Stumbling to their feet, untied for the first
time in who knows how long, disbelieving their eyes and ears,
and fearing a trick, the rebel prisoners followed Fernando down
a corridor and ran out of the building. Watchtower guards fired
at them but missed.
Once in the hills the four of them exchanged
clothes, and went their separate ways. Fernando felt liberated
and began to plot his way home. But, at age 15, he was in a lot
of trouble. He had planned his escape, but he had not thought
through what would happen next. Now he was a deserter from an
army which routinely tortured and killed the deserters it
caught. Not only that, but several rebel prisoners who had
escaped a couple of months earlier had identified Fernando to
their superiors as one of the regime's torturers and he was put
on a rebel death list.
Facing death from both sides, Fernando, with
the aid of a friend who was a coyote (smugglers who take
immigrants up to the US), came to the United States where he was
granted temporary asylum.
Talking to Fernando today it is hard to
believe that such a kind, hardworking, gentle man could ever
have had two armies seeking his death. He lives a different life
now, a very hard one by American standards but one which he'll
tell you is the best he's ever known. He is a day laborer,
putting in long hours on construction sites and picking up money
on the side doing weekend gardening. He sleeps on a couch and
has practically no material possessions. He's in English class
four nights a week and computer class every Friday, continuing
an education that had ended in 4th grade.
Fernando has no illusions about the United
States. He knows that many Americans don't want immigrants like
him here. He knows that it was the Americans who engineered the
1954 Guatemala military coup which overthrew a
democratically-elected government and set in motion the wave of
terror which 30+ years later would swallow and almost destroy
him.
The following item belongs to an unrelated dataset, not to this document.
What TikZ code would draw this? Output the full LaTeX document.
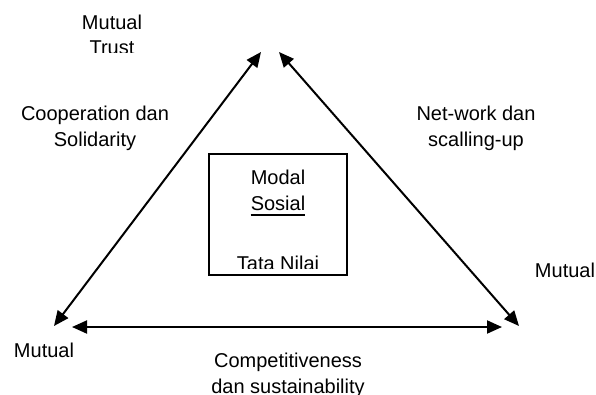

His asylum ran out a few months ago and he is now, once
again, a "mohado", a "wetback", an "undocumented worker", an
"illegal alien". His asylum judge told him that if he wants to
stay in the U.S. legally he must go back to Guatemala and apply
for a visa to visit the United States. Fernando's not going.
"There's no point," he says, "if la migra catches me I'll get a
trip back to Guatemala anyway--for free."
Like many immigrants, Fernando is intensely
interested in the amnesty program being discussed by the Bush
administration, even though he knows it may well not include
Guatemalans. Like others, he's surviving the best he can and
hoping that someday he can become legal.
America profits enormously from immigrants'
cheap labor and their willingness to do the dirty, dangerous
jobs we don't want to do. At the same time, however, we
indignantly reject the suggestion that these same immigrants
upon whom we depend should be allowed to live here legally and
enjoy the benefits of our society. Perhaps someday America will
end this hypocrisy.
Hopefully it won't come too late for
Fernando. If Fernando had done what he did in the service of
America or captured American prisoners he'd be a hero with
medals pinned all over his chest and an honored guest at this
month's Veterans' Day memorials. Maybe, like Senator and former
Vietnam POW John McCain, he'd even be a well-known leader who is
respected and admired. Instead, this magnificent man is an
outlaw here and an outlaw there, a man caught between two
countries, neither of which wants him.